Sono le versioni difensive portate davanti al gip dai due cinesi, marito e nipote della titolare di un bar, arrestati per aver ammazzato un ladro che stava tentando di portare via dei Gratta e Vinci. Omicidio volontario da parte di entrambi, sostiene la Procura, che chiede che restino in carcere, anche perché le immagini parlano chiaro.
Una telecamera di sorveglianza vicino al bar-tabaccheria di viale Da Cermenate, scrive la pm Maura Ripamonti nella richiesta di convalida e di custodia cautelare, «dimostrano chiaramente come i fendenti», sferrati con delle forbici con lama da 11 centimetri, «sono numerosi e caratterizzati da estrema violenza». Almeno venti, stando all'imputazione, «al petto, all'addome, alla schiena, ai fianchi, alle gambe ed agli arti superiori». Il medico legale ha contato 36 ferite. Va sottolineata, mette nero su bianco la Procura, guidata da Marcello Viola, nelle indagini della Polizia, «la sproporzione della reazione e, anzi, l'efferatezza» con cui Eros Di Ronza, 37 anni con precedenti penali, viene colpito «prima da dietro, quando, con tutto il busto ancora dentro il bar, nemmeno può accorgersi della presenza dei titolari e poi finito quando ormai è inerme a terra, con una serie di colpi inferti con forza, in una sequenza in cui la lontananza della scena rispetto alla telecamera non riesce a mascherarne l'estrema drammaticità".
L'omicidio
Shu Zhou, 30 anni, sceso da casa, poco prima delle 5, dopo che era suonato l'allarme, avrebbe schivato un casco lanciatogli contro dal complice del 37enne, che faceva da «palo» e che è riuscito a fuggire (poi identificato e indagato). E avrebbe iniziato «a colpire Di Ronza» mentre strisciava «all'indietro» cercando «di uscire dall'esercizio, sotto la saracinesca parzialmente forzata». Poi, quando il 37enne «cercava di scappare», lui e lo zio, Liu Chongbing, 49 anni, arrivato poco dopo, «lo inseguivano, lo atterravano e lo colpivano con ulteriori violenti fendenti» mentre «era a terra», fino ad ucciderlo. «Ho dato un pugno al ladro e adesso sta quasi morendo», ha detto nella telefonata al 112 Shu. E poi agli agenti: «sono stato io, sono stato io». E nella primissima testimonianza ha riferito che era «allarmato» dalla «imprevedibile azione» del ladro e per questo avrebbe usato le forbici, portate da casa. «L'ho inseguito, l'ho raggiunto, mi ha aggredito e per paura l'ho colpito», ha risposto oggi alla gip Tiziana Gueli, che domani deciderà su convalida e misura. Mentre lo zio, che aveva già messo a verbale di aver solo aiutato il nipote «ad immobilizzare l'uomo», ha negato di essere coinvolto nell'uccisione.
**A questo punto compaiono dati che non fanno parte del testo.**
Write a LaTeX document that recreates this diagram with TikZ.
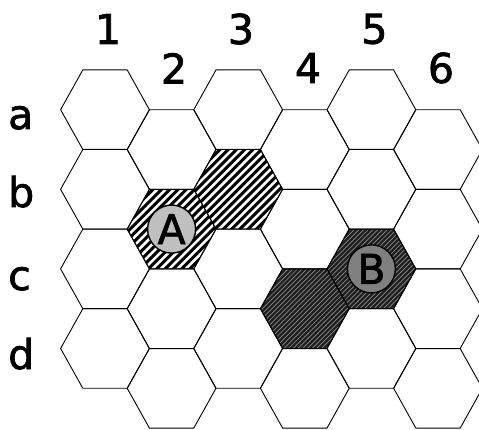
\documentclass[tikz,border=0pt]{standalone}
\usepackage{fontspec}
\setmainfont{DejaVu Sans}
\newfontfamily\lblfont[FakeBold=1.8]{DejaVu Sans}
\tikzset{
  hexline/.style={draw=black, line width=0.9pt, line join=miter},
  lbl/.style={inner sep=0pt, font=\lblfont\fontsize{41}{41}\selectfont},
  token/.style={circle, draw=black, line width=1.4pt, minimum size=48pt, inner sep=0pt, font=\lblfont\fontsize{41}{41}\selectfont},
  hexcell/.pic={\draw[hexline] (-44.4,0) -- (-22.2,-39.75) -- (22.2,-39.75) -- (44.4,0) -- (22.2,39.75) -- (-22.2,39.75) -- cycle;},
  hatchA/.pic={
    \begin{scope}
      \clip (-44.4,0) -- (-22.2,-39.75) -- (22.2,-39.75) -- (44.4,0) -- (22.2,39.75) -- (-22.2,39.75) -- cycle;
      \fill[white] (-45,-41) rectangle (45,41);
      \foreach \k in {-12,...,12} \draw[line width=3pt, black] (\k*8.3-60, 60) -- (\k*8.3+60,-60);
    \end{scope}},
  hatchB/.pic={
    \begin{scope}
      \clip (-44.4,0) -- (-22.2,-39.75) -- (22.2,-39.75) -- (44.4,0) -- (22.2,39.75) -- (-22.2,39.75) -- cycle;
      \fill[black!88] (-45,-41) rectangle (45,41);
      \foreach \k in {-20,...,20} \draw[line width=0.7pt, black!45] (\k*4.7-60, 60) -- (\k*4.7+60,-60);
    \end{scope}},
}
\begin{document}
\begin{tikzpicture}[x=1pt,y=-1pt]
\useasboundingbox (0,0) rectangle (479,430);
\clip (0,0) rectangle (479,430);
% cell centres
\foreach \i/\cx in {1/105,3/238.2,5/371.4}{
  \foreach \r/\cy in {1/109.7,2/189.3,3/268.9,4/348.5}{
    \coordinate (h\i-\r) at (\cx,\cy);
  }
}
\foreach \i/\cx in {2/171.6,4/304.8,6/438}{
  \foreach \r/\cy in {1/149.5,2/229.1,3/308.7,4/388.3}{
    \coordinate (h\i-\r) at (\cx,\cy);
  }
}
% patterned cells
\pic at (h2-2) {hatchA};
\pic at (h3-2) {hatchA};
\pic at (h4-3) {hatchB};
\pic at (h5-3) {hatchB};
% outlines
\foreach \i in {1,...,6}{
  \foreach \r in {1,...,4}{
    \pic at (h\i-\r) {hexcell};
  }
}
% tokens
\node[token, fill=black!25] (A) at (h2-2) {A};
\node[token, fill=black!50] (B) at (h5-3) {B};
% column labels
\node[lbl] (c1) at (108,29) {1};
\node[lbl] (c2) at (174,68.3) {2};
\node[lbl] (c3) at (241,29) {3};
\node[lbl] (c4) at (308,68) {4};
\node[lbl] (c5) at (374.5,29) {5};
\node[lbl] (c6) at (441,68) {6};
% row labels
\node[lbl, anchor=base west] (ra) at (8,129) {a};
\node[lbl, anchor=base west] (rb) at (8,207) {b};
\node[lbl, anchor=base west] (rc) at (8,290) {c};
\node[lbl, anchor=base west] (rd) at (8,369) {d};
\end{tikzpicture}
\end{document}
Zio che, scrivono i pm, l'avrebbe invece «sopraffatto», dopo che il nipote era caduto a terra, e che ha messo la sua «vestaglia di colore bianco (ripresa dalle immagini)" in una «bacinella» per «cancellare le tracce biologiche». Il legale Simone Ciro Giordano ha chiesto la scarcerazione per entrambi, in subordine i domiciliari, invocando la «legittima difesa» o come minimo «l'eccesso colposo». Nessuno dei due cinesi, fa notare la Procura negli atti in cui si mette in luce il pericolo di reiterazione e la loro «pericolosità sociale», ha «riportato la benché minima ferita», perché Di Ronza non ha reagito. Anche se «l'azione si colloca» in «uno stato di rabbia a fronte del tentativo di furto, probabilmente non il primo con quelle modalità", non c'è legittima difesa, anche perché «la fase di maggiore violenza» avviene «quando ormai l'intera refurtiva», quei pochi Gratta e Vinci, «era stata persa e l'uomo era a terra». E gridava «aiuto».